NEW YORK | The US are anxious over Greece. Wall Street fell on Wednesday and the Dow Jones Industrial Average suffered its biggest one-day decline this year. Treasury 10-year note yields traded below 2 percent as European leaders work on an eventual €130 billion financial bailout for Athens at their next meeting on February 20. Investors did not hide their worries:
“As much as we’d like to ignore Greece and Europe all together, we just can’t,” said Kim Caughey Forrest, senior equity analyst at Fort Pitt Capital to CNN. “Greece just ends up creating more problems for itself by announcing a deal without finalizing it,” he said.
“I don’t think we’re anywhere near the end of the crisis in Europe,” Howard Ward, who helps oversee $36 billion at Mario Gabelli’s Gamco Investors Inc. in New York, declared to Bloomberg.
Is Greece being asked too much? Some analysts like Richard Quest believe that some European countries are trying to push Greece out of the 17-country currency union. For Quest, Greece might be experiencing a similar humiliation than Germany did in 1919, with the treaty of Versailles.
“If Greece sinks into riot and rebellion, will we look back on this time as being an error in history because, even for understandable reasons, the Europeans pushed too hard?,” he writes in his blog for CNN.

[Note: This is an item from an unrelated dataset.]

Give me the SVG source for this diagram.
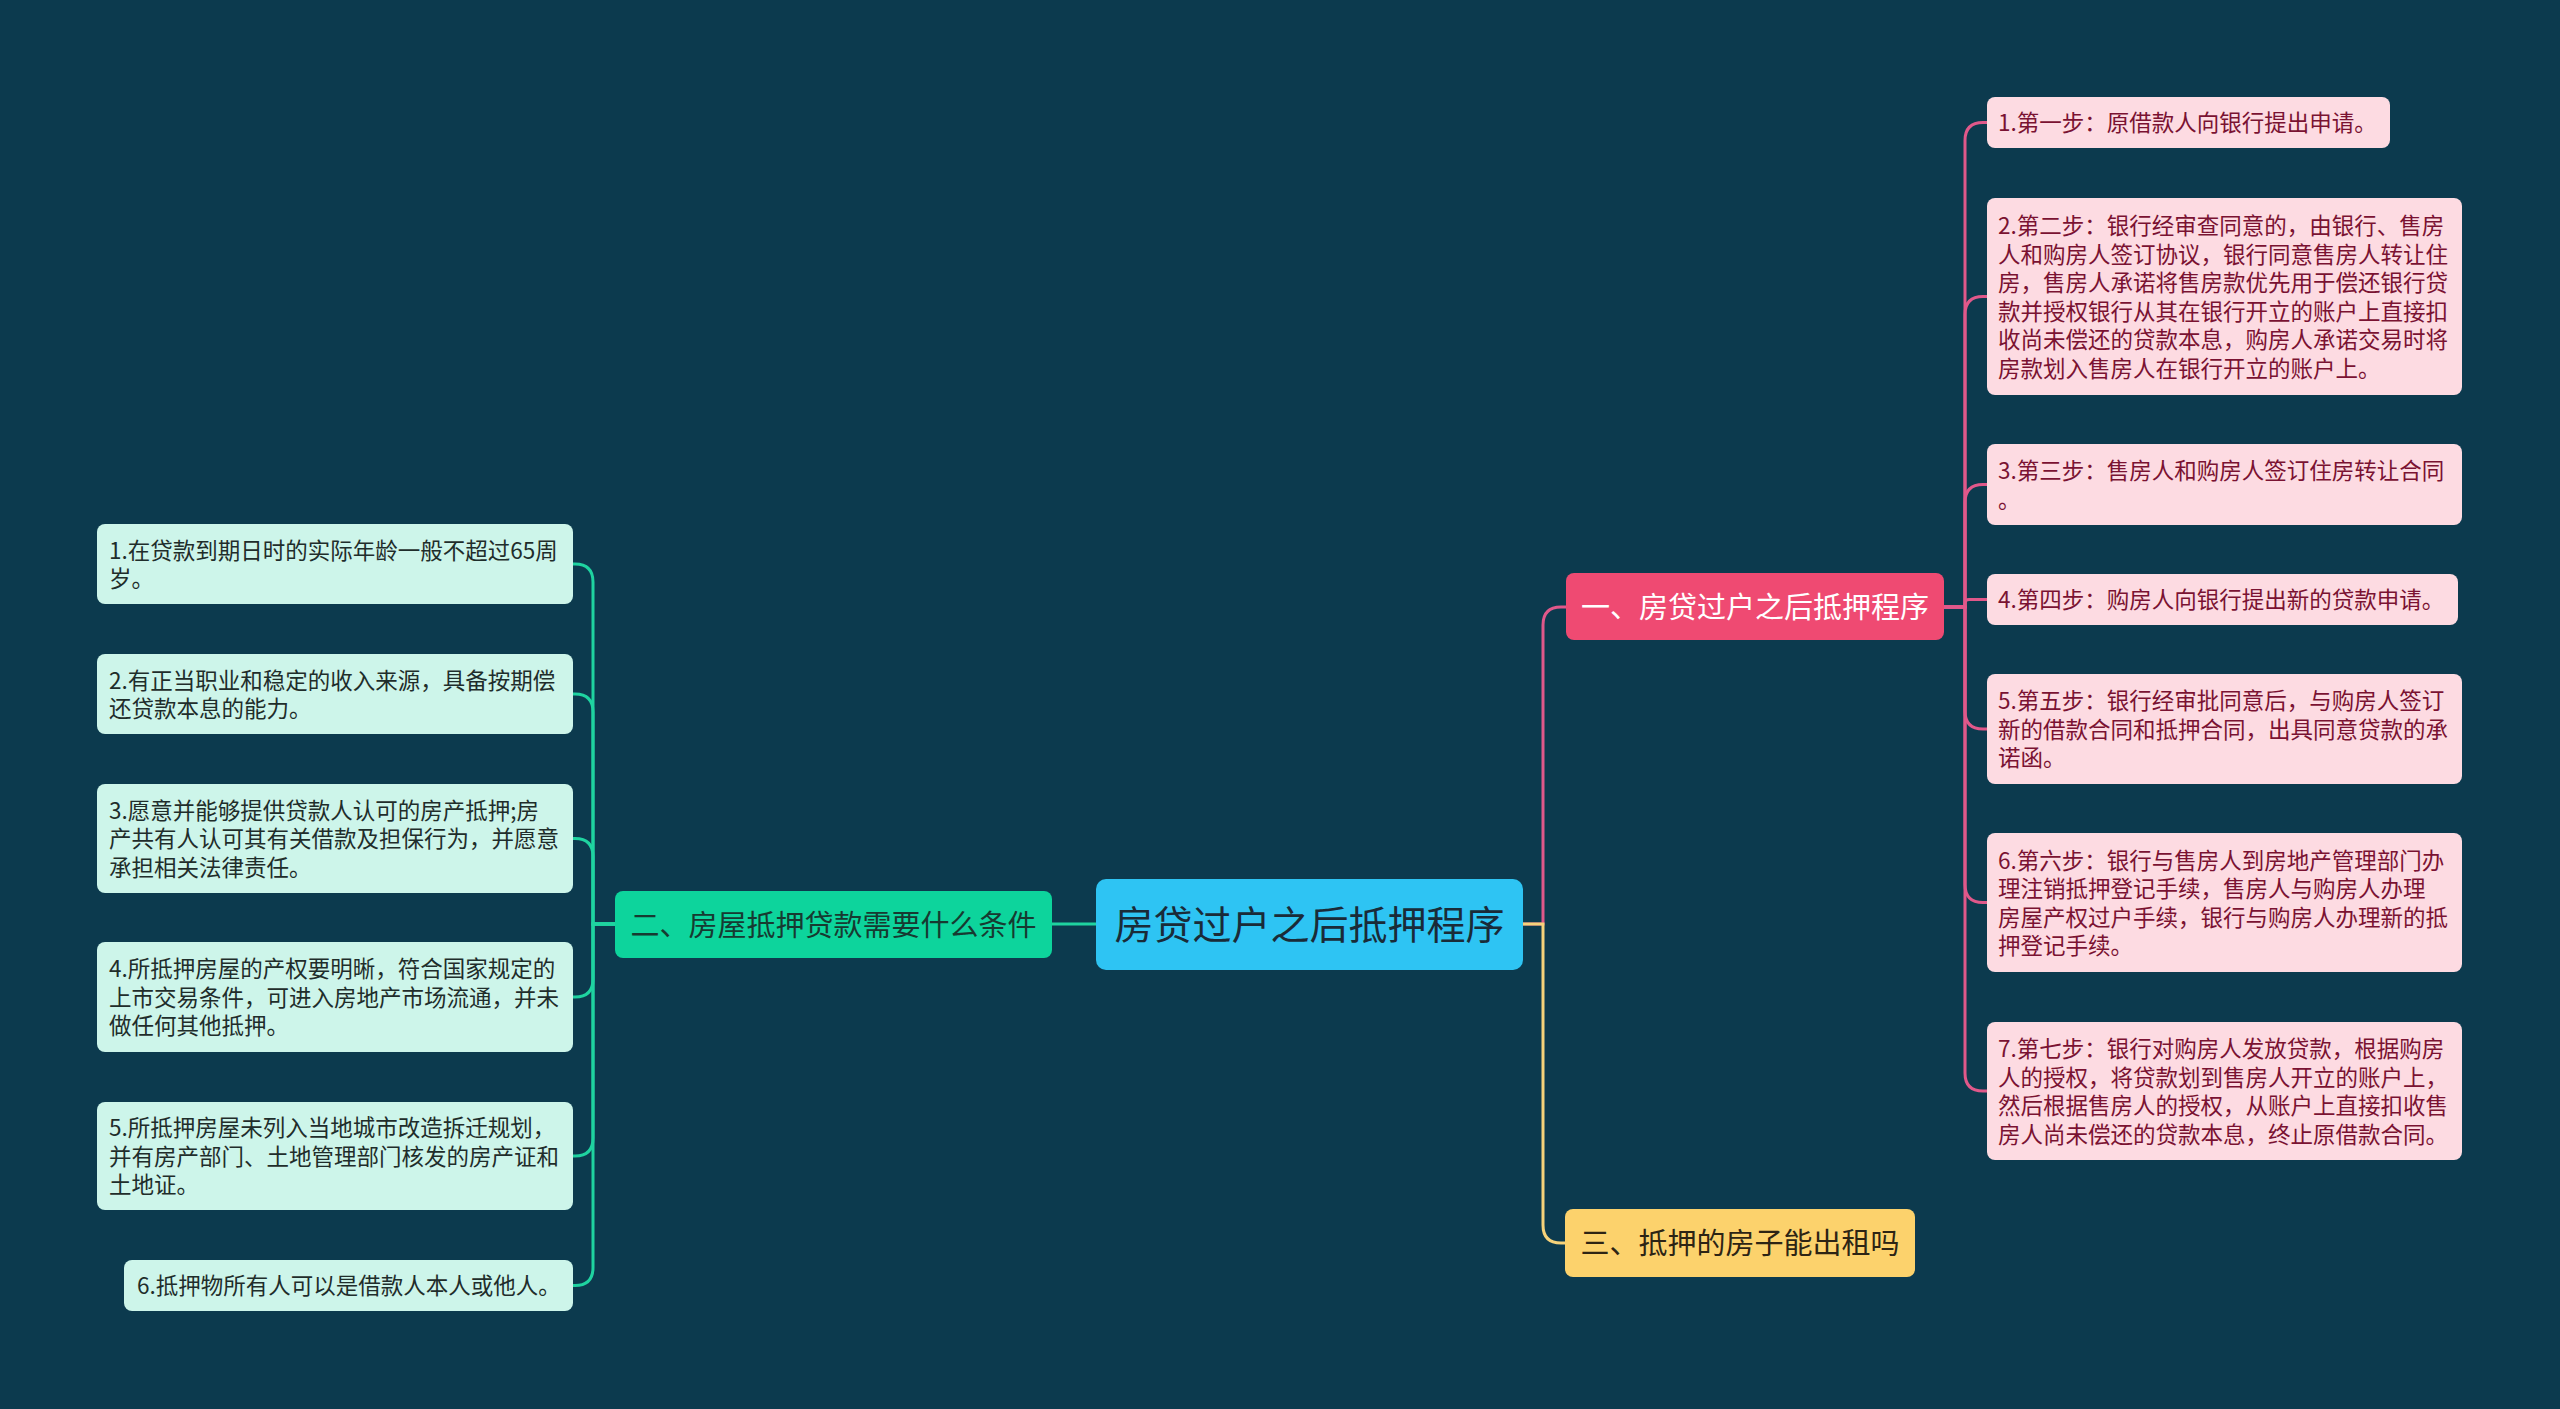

Senior editor at The Atlantic magazine Derek Thomson feels that Greece could be compared to Argentina before its default in 2001. But the most heartbreaking aspect, he points out, is having those million young unemployed on the streets.
“To suffer the greatest recession in the last 30 years is one thing. To suffer the greatest recession in the last 30 years with half of your twentysomethings on streets (or on couches) and not in an office portends a very long road out of a very deep hole,” he writes.
As for US reaction, some believe that America should show more leadership.
“Policy passivity risks exacerbating the European crisis and its macroeconomic effects. [US] must be bolder and more public in setting conditions on Europe’s loan programs. Then, if Europe finally responds convincingly, the United States should rally the rest of the world in a supporting role,” writes former director of the division of international finance at the Federal Reserve Board Edwin M. Truman, for The New York Times.
Forbes magazine contributor Rebeca Patterson looks on the bright side.
“While events in Europe matter a lot, they must be viewed in a global context. The better tone in U.S. economic data, and continued signs that China’s economy is experiencing a “soft” rather than “hard” landing, at the margin provide an important cushion for Europe (…) Portfolios must have European risk in mind, but also do not need to be overly conservative.”